Investors had a subdued reaction Monday to the bailout chaos in Cyprus, but expect that to change significantly should policy makers stumble further.
What looked like a powerful sell-off instead turned into a session punctuated by a shrug and a collective breath-holding, with investors assuming that the initial plans to stop a potential sovereign debt hemorrhage would get scrapped.
"People are trying not to overreact," said Justin Wiggs, vice president of trading at Stifel Nicolas. "It's a big deal if the (original plan) does stick, but until we know, there's no definitive reason to sell except for taking some profits." (Read More: Cyprus Bank Tax Lit 'Two Sticks of Dynamite': El-Erian
Market participants have been waiting for weeks to see stocks take a break as the Standard & Poor's 500 has popped more than 9 percent higher in 2013.
The market has proven, though, to be resilient to scary headlines.
"When you're barking at the cusp of an all-time high, traders are looking for an excuse to sell down," said Jim Paulsen, chief market strategist at Wells Capital Management. "We're starting to understand that every bit of news is not a crisis."
A scare from the recent Italian elections sent the market into a brief tailspin from which it quickly recovered, and it looked like the weekend's Cyprus headlines might have the same temporary effect.

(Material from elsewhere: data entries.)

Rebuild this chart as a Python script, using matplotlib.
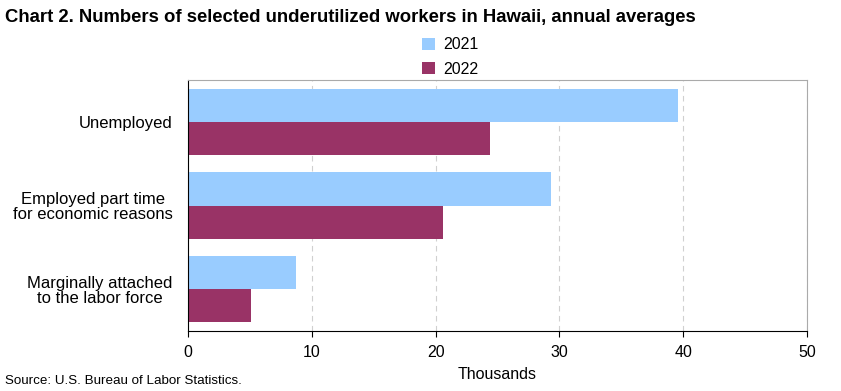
import matplotlib
matplotlib.use('Agg')
import matplotlib.pyplot as plt
import numpy as np

categories = ['Unemployed', 'Employed part time\nfor economic reasons', 'Marginally attached\nto the labor force']
years = ['2021', '2022']
vals_2021 = [39.6, 29.3, 8.7]
vals_2022 = [24.4, 20.6, 5.1]
colors = ['#99CCFF', '#993366']

plt.rcParams['font.family'] = ['Liberation Sans', 'DejaVu Sans']

fig = plt.figure(figsize=(8.41, 3.91), dpi=100)
ax = fig.add_axes([188/841, 60/391, 619/841, 251/391])

y = np.arange(len(categories))
h = 0.395
ax.barh(y - h/2, vals_2021, height=h, color=colors[0], label=years[0], zorder=2)
ax.barh(y + h/2, vals_2022, height=h, color=colors[1], label=years[1], zorder=2)

ax.set_xlim(0, 50)
ax.set_ylim(2.5, -0.5)
ax.set_xticks([0, 10, 20, 30, 40, 50])
ax.set_yticks(y)
ax.set_yticklabels(categories, fontsize=12, multialignment='center', linespacing=1.0)
ax.tick_params(axis='y', length=0, pad=11)
ax.tick_params(axis='x', labelsize=11.5, length=4, direction='out', pad=6)
ax.grid(axis='x', color='#d0d0d0', linestyle=(0, (5, 4)), linewidth=0.8, zorder=0)
for s in ['top', 'right']:
    ax.spines[s].set_color('#aaaaaa')
for s in ['left', 'bottom']:
    ax.spines[s].set_color('black')

ax.set_xlabel('Thousands', fontsize=11.5, labelpad=5)

fig.text(5/841, 1 - 18/391, 'Chart 2. Numbers of selected underutilized workers in Hawaii, annual averages',
         fontsize=13.3, fontweight='bold', va='center', ha='left')
fig.text(5/841, 1 - 381/391, 'Source: U.S. Bureau of Labor Statistics.', fontsize=9.6, va='center', ha='left')

leg = ax.legend(loc='center', bbox_to_anchor=(450/841, 1 - 57/391), bbox_transform=fig.transFigure,
                ncol=1, frameon=False, fontsize=11.5, handlelength=0.8, handleheight=0.8,
                handletextpad=0.5, labelspacing=0.6)

fig.savefig('out.png', dpi=100)
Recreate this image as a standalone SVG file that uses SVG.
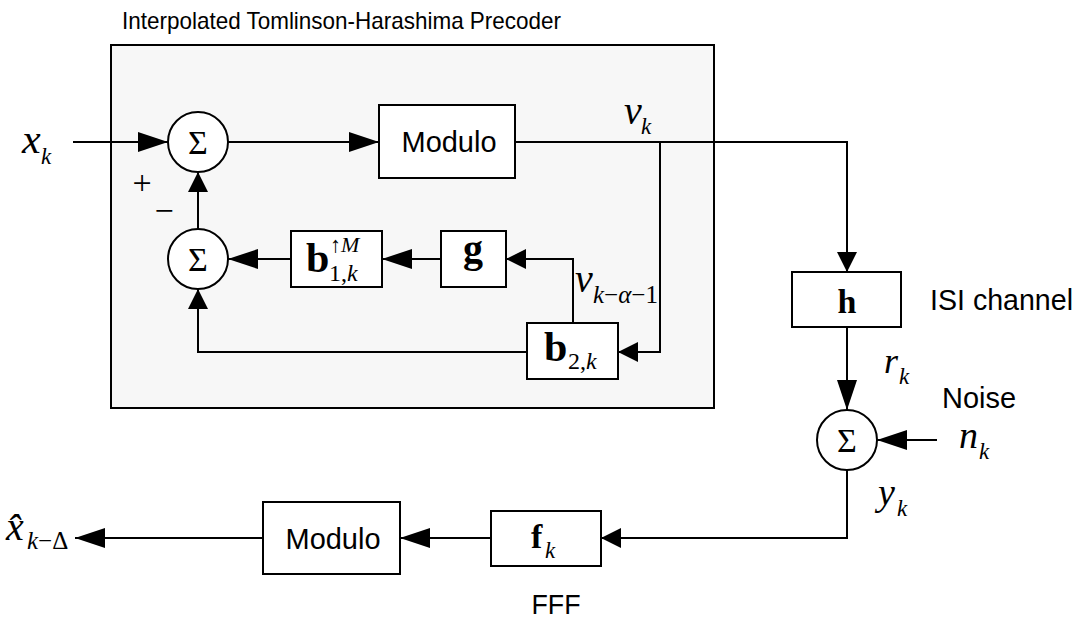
<svg xmlns="http://www.w3.org/2000/svg" width="1080" height="623" viewBox="0 0 1080 623">
<defs>
<style>
.ln{stroke:#000;stroke-width:2;fill:none}
.box{fill:#fff;stroke:#000;stroke-width:2}
.sans{font-family:"Liberation Sans",Arial,sans-serif;fill:#000}
.it{font-family:"Liberation Serif","Times New Roman",serif;font-style:italic;fill:#000}
.rm{font-family:"Liberation Serif","Times New Roman",serif;font-style:normal;fill:#000}
.bf{font-family:"Liberation Serif","Times New Roman",serif;font-weight:bold;fill:#000}
</style>
<marker id="al" viewBox="0 0 30 20" markerWidth="30" markerHeight="20" refX="30" refY="10" orient="auto" markerUnits="userSpaceOnUse"><path d="M0,0 L30,10 L0,20 Z" fill="#000"/></marker>
<marker id="as" viewBox="0 0 20 20" markerWidth="20" markerHeight="20" refX="20" refY="10" orient="auto" markerUnits="userSpaceOnUse"><path d="M0,0 L20,10 L0,20 Z" fill="#000"/></marker>
</defs>
<rect width="1080" height="623" fill="#fff"/>
<g id="precoder">
<rect x="111" y="45" width="603" height="363" fill="#f7f7f7" stroke="#000" stroke-width="2"/>
<text class="sans" x="122" y="29" font-size="24" textLength="439" lengthAdjust="spacingAndGlyphs">Interpolated Tomlinson-Harashima Precoder</text>
</g>
<g id="connectors">
<path class="ln" d="M73,142 H168" marker-end="url(#al)"/>
<path class="ln" d="M228,142 H379" marker-end="url(#al)"/>
<path class="ln" d="M515,142 H847 V272" marker-end="url(#as)"/>
<path class="ln" d="M660,142 V352 H618" marker-end="url(#as)"/>
<path class="ln" d="M573,323 V259 H506" marker-end="url(#as)"/>
<path class="ln" d="M441,259 H382" marker-end="url(#al)"/>
<path class="ln" d="M291,259 H228" marker-end="url(#al)"/>
<path class="ln" d="M198,229 V172" marker-end="url(#as)"/>
<path class="ln" d="M527,352 H198 V289" marker-end="url(#as)"/>
<path class="ln" d="M847,327 V410" marker-end="url(#al)"/>
<path class="ln" d="M937,440 H877" marker-end="url(#al)"/>
<path class="ln" d="M847,470 V538 H601" marker-end="url(#as)"/>
<path class="ln" d="M491,538 H400" marker-end="url(#al)"/>
<path class="ln" d="M263,538 H75" marker-end="url(#al)"/>
</g>
<g id="sum1">
<circle cx="198" cy="142" r="30" fill="#fff" stroke="#000" stroke-width="2"/>
<text class="rm" x="198" y="154" font-size="34" text-anchor="middle">Σ</text>
</g>
<g id="sum2">
<circle cx="198" cy="259" r="30" fill="#fff" stroke="#000" stroke-width="2"/>
<text class="rm" x="198" y="271" font-size="34" text-anchor="middle">Σ</text>
</g>
<g id="signs">
<text class="rm" x="142" y="194" font-size="34" text-anchor="middle">+</text>
<text class="rm" x="164" y="222" font-size="34" text-anchor="middle">−</text>
</g>
<g id="modulo1">
<rect class="box" x="379" y="105" width="136" height="73"/>
<text class="sans" x="449" y="152" font-size="29" text-anchor="middle" textLength="95" lengthAdjust="spacingAndGlyphs">Modulo</text>
</g>
<g id="b1">
<rect class="box" x="291" y="231" width="91" height="56"/>
<text class="bf" x="306" y="272" font-size="42">b</text>
<text class="rm" x="330" y="252" font-size="22">↑<tspan class="it">M</tspan></text>
<text class="rm" x="329" y="281" font-size="24">1,<tspan class="it">k</tspan></text>
</g>
<g id="g">
<rect class="box" x="441" y="231" width="65" height="56"/>
<text class="bf" x="473" y="262" font-size="40" text-anchor="middle">g</text>
</g>
<g id="b2">
<rect class="box" x="527" y="323" width="91" height="56"/>
<text class="bf" x="544" y="361" font-size="42">b</text>
<text class="rm" x="568" y="369" font-size="24">2,<tspan class="it">k</tspan></text>
</g>
<g id="labels-precoder">
<text class="it" x="22" y="153" font-size="42">x</text>
<text class="it" x="41" y="164" font-size="23">k</text>
<text class="it" x="624" y="124" font-size="40">v</text>
<text class="it" x="641" y="134" font-size="23">k</text>
<text class="it" x="575" y="292" font-size="40">v</text>
<text class="it" x="593" y="303" font-size="25">k<tspan class="rm">−</tspan>α<tspan class="rm">−1</tspan></text>
</g>
<g id="h">
<rect class="box" x="792" y="272" width="109" height="55"/>
<text class="bf" x="847" y="313" font-size="34" text-anchor="middle">h</text>
<text class="sans" x="930" y="310" font-size="29" textLength="143" lengthAdjust="spacingAndGlyphs">ISI channel</text>
</g>
<g id="sum3">
<circle cx="847" cy="440" r="30" fill="#fff" stroke="#000" stroke-width="2"/>
<text class="rm" x="847" y="452" font-size="34" text-anchor="middle">Σ</text>
<text class="it" x="884" y="373" font-size="36">r</text>
<text class="it" x="899" y="384" font-size="23">k</text>
<text class="sans" x="942" y="408" font-size="29" textLength="74" lengthAdjust="spacingAndGlyphs">Noise</text>
<text class="it" x="959" y="448" font-size="38">n</text>
<text class="it" x="979" y="459" font-size="23">k</text>
<text class="it" x="878" y="505" font-size="38">y</text>
<text class="it" x="897" y="516" font-size="23">k</text>
</g>
<g id="f">
<rect class="box" x="491" y="511" width="110" height="55"/>
<text class="bf" x="531" y="548" font-size="34">f</text>
<text class="it" x="545" y="558" font-size="23">k</text>
<text class="sans" x="556" y="614" font-size="28" text-anchor="middle" textLength="49" lengthAdjust="spacingAndGlyphs">FFF</text>
</g>
<g id="modulo2">
<rect class="box" x="263" y="502" width="137" height="72"/>
<text class="sans" x="333" y="549" font-size="29" text-anchor="middle" textLength="95" lengthAdjust="spacingAndGlyphs">Modulo</text>
</g>
<g id="output">
<text class="it" x="6" y="540" font-size="40">x&#770;</text>
<text class="it" x="27" y="549" font-size="25">k<tspan class="rm">−Δ</tspan></text>
</g>
</svg>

"At a minimum, Cyprus' pain is certainly providing clear evidence of what not to do in other countries," said Don Rissmiller, chief economist at Strategas. "The U.S. dollar is fulfilling its role as a reserve currency, though this probably comes through a few risk-off days to start."
(Read More: Cyprus Can't Put 'Genie Back in the Bottle': O'Neill)
Indeed, traders ran to the U.S. dollar against some currencies, but the greenback actually lagged against the euro and yen despite the geopolitical turmoil.
Overnight equity futures had indicated the market would fall 1 percent or more at the open, and the trading day did start off rough.
But the market regained its footing as hopes turned that European Union leaders would reconsider a plan that tapped savings accounts to pay for the bailout and raised fears of widespread bank runs.
"This weekend the news of course is of Cyprus and there shall be many who will argue that what happens in Cyprus should not…and some will argue cannot… have a material and long standing impact upon the US equity market," Dennis Gartman, author of the widely read Gartman Letter, wrote. "However, in the modern world that is simply not true." (Read More: 'Unfair, Dangerous' Cyprus Deal Whacks Rich Russians)
Those worries about global impact on a possibly precedent-setting decision for the future course of European debt rescues grew widespread.
The U.S. Treasury released a statement later in the day saying it would be monitoring the situation and hopes to see the bailout resolved in a "responsible and fair" manner.
"The economy of Cyprus is tiny...but far-reaching financial crises often have small beginnings and wars have been started over less," Julian Jessop, chief global economist at Capital Economics, said in a note to clients.
"What's more, if the rest of the EU is unwilling to cut a better deal for such a small economy at minimal cost, what chance is there for the bigger ones?"
Cyprus does present a unique case.
The island has developed a reputation for being a hotspot for international depositors looking for a place to hide funds, and the notion that some of that wealth would be taxed drew support from some quarters, including at the top levels of the International Monetary Fund. (Read More: Cyprus to Put Forward New Plan, Banks Stay Shut: Report
"Anyone paying attention wouldn't see this as the beginning of a worldwide trade," said Martin Leclerc, chief investment officer and portfolio manager at Barack Yard Advisors.
"I would be surprised if this model is repeated elsewhere. It's a Cyprus-specific issue."
In addition to the comparatively minuscule size of the Cyprus economy - about 0.2 percent of total euro zone gross domestic product - investors likely held to their beliefs that global central banks would continue to rush to plug any liquidity gaps.
The U.S. Federal Reserve has expanded its balance sheet past $3 trillion to backstop the financial system, while European Central Bank President Mario Draghi has pledged repeatedly to step in where necessary.
"The Fed is really engaged. The Fed cannot afford to see asset prices go down, and the economy is healing," Mohamed El-Erian, co-CEO at bond fund manager Pimco, told CNBC. "But there will come a time when we have to make that transition from assisted growth to genuine growth and there's a big question as to when and how we're going to do that."